◆ PROBLEM DESCRIPTION ◆
Where a line in the listing below contains the word "React", copy that line.
※ ※ ※
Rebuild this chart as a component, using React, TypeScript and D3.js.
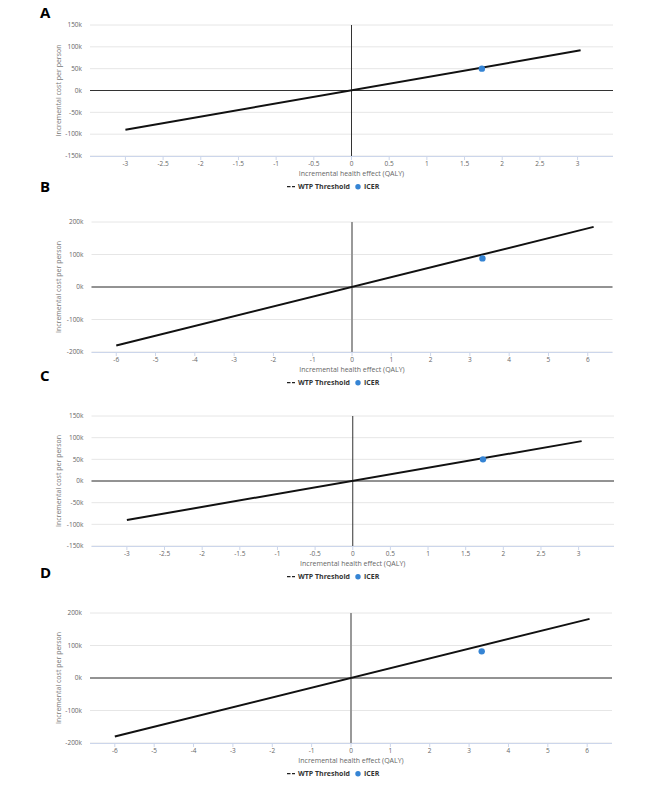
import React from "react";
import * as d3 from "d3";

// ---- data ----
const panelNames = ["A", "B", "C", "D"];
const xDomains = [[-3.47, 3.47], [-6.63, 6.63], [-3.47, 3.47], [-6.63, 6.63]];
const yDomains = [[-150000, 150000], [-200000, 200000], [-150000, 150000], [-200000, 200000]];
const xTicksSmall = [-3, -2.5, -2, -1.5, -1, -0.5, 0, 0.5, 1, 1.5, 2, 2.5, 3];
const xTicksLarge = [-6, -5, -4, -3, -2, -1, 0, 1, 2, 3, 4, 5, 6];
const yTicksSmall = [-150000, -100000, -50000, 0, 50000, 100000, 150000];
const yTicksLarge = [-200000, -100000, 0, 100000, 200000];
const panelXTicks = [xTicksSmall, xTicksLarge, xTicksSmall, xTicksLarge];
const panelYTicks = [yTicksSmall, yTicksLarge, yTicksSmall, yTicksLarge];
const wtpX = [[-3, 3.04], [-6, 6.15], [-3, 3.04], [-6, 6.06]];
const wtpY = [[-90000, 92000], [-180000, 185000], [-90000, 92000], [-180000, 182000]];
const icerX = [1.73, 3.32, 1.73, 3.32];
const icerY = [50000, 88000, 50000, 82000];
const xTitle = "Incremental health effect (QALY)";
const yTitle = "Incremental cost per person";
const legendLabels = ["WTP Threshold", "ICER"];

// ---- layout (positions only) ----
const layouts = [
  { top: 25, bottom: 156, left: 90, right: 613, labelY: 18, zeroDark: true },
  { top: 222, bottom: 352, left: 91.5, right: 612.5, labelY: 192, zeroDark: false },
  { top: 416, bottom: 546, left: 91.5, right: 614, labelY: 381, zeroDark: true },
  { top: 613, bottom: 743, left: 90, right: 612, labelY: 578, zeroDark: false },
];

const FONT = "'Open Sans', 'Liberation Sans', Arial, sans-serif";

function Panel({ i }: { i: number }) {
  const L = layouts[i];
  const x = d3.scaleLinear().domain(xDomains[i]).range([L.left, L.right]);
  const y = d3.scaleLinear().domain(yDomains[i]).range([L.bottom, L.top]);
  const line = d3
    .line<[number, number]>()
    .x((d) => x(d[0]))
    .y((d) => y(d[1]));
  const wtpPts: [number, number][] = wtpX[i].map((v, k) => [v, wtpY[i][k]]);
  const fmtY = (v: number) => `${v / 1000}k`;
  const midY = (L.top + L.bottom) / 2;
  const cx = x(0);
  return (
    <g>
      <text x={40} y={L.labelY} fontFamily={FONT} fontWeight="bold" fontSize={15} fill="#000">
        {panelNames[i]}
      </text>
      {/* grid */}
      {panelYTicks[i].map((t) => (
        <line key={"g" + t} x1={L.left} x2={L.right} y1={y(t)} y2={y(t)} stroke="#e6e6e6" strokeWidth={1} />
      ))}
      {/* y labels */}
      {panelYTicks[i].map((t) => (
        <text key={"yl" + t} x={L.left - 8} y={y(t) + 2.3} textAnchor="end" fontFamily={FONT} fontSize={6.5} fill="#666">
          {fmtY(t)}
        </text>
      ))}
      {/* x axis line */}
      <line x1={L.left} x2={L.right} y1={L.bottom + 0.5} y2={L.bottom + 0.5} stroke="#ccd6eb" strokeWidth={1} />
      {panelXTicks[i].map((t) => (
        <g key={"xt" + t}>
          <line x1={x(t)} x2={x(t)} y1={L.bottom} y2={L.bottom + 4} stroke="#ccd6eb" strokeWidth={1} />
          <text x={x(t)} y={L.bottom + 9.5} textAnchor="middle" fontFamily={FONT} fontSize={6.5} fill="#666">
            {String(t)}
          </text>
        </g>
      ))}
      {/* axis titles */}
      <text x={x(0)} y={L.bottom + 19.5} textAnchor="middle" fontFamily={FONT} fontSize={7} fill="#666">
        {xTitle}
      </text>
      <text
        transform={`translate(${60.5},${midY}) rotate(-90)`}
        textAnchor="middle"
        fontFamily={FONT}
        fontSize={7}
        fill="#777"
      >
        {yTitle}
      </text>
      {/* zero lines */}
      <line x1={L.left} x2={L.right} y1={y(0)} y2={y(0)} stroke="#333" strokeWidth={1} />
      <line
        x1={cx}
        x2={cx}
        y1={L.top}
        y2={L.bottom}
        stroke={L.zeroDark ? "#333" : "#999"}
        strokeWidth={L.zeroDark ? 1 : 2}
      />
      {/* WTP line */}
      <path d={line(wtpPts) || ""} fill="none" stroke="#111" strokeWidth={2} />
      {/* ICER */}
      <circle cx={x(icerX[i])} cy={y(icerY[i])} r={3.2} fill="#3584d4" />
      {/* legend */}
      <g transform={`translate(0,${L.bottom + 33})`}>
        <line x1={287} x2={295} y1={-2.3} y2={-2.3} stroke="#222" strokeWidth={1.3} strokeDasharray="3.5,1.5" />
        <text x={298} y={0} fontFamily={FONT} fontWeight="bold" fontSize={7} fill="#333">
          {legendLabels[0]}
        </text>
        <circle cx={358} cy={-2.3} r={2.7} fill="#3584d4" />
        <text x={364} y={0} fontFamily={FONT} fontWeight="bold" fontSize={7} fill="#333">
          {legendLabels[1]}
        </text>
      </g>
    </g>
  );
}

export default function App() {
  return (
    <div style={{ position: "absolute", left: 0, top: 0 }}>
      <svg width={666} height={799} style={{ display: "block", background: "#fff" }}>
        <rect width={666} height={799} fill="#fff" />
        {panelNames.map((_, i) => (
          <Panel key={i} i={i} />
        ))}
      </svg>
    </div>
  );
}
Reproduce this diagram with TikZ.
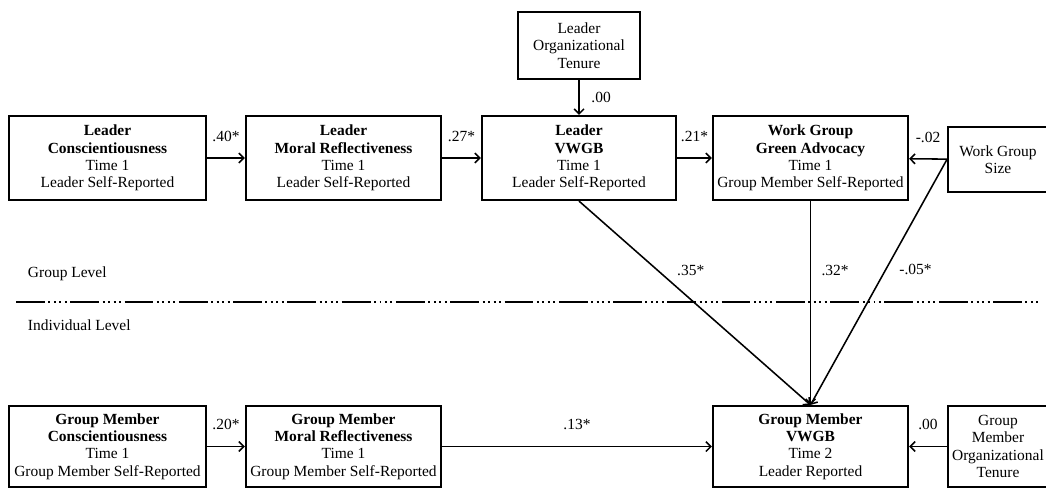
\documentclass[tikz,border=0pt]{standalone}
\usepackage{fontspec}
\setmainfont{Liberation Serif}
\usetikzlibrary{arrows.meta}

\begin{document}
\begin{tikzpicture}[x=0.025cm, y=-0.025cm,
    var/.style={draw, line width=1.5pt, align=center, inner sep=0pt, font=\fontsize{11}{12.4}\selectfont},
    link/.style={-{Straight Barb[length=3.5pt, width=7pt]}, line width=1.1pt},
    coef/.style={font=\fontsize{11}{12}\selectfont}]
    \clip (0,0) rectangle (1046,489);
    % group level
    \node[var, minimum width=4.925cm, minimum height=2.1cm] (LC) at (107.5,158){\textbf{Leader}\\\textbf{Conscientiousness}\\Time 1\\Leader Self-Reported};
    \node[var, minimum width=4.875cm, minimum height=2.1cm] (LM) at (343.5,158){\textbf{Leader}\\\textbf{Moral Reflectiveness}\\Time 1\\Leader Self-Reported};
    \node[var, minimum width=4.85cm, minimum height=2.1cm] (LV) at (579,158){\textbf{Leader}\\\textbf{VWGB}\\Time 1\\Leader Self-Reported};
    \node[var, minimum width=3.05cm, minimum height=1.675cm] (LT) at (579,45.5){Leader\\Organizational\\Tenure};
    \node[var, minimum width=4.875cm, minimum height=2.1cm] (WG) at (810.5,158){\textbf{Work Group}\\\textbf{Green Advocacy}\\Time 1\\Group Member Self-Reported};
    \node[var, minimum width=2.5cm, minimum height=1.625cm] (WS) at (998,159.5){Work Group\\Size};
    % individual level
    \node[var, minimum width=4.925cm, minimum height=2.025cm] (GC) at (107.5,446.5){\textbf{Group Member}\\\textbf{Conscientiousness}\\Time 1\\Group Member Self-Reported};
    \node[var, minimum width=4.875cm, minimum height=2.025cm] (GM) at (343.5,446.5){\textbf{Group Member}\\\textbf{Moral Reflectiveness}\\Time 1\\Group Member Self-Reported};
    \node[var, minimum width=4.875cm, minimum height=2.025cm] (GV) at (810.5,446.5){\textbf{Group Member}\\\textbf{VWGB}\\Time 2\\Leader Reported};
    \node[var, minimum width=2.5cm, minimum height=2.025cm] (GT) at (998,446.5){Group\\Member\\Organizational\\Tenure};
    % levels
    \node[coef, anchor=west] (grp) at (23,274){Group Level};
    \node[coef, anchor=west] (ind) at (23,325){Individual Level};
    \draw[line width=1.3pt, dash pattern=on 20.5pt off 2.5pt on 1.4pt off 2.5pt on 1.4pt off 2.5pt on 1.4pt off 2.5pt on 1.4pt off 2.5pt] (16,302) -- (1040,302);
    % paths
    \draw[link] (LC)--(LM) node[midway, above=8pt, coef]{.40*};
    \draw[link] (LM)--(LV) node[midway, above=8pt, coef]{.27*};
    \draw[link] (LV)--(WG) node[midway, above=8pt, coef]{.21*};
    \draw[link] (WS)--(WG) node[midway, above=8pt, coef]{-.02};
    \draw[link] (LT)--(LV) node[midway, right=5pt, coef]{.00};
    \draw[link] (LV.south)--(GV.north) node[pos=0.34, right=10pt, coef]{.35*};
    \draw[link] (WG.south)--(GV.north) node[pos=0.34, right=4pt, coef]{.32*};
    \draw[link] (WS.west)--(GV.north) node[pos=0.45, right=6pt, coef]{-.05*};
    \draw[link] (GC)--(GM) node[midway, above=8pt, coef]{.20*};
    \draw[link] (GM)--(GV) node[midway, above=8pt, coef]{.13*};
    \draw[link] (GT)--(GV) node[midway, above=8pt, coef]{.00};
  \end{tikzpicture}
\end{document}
※ ※ ※
◆ TASK RESULT ◆
Rebuild this chart as a component, using React, TypeScript and D3.js.
import React from "react";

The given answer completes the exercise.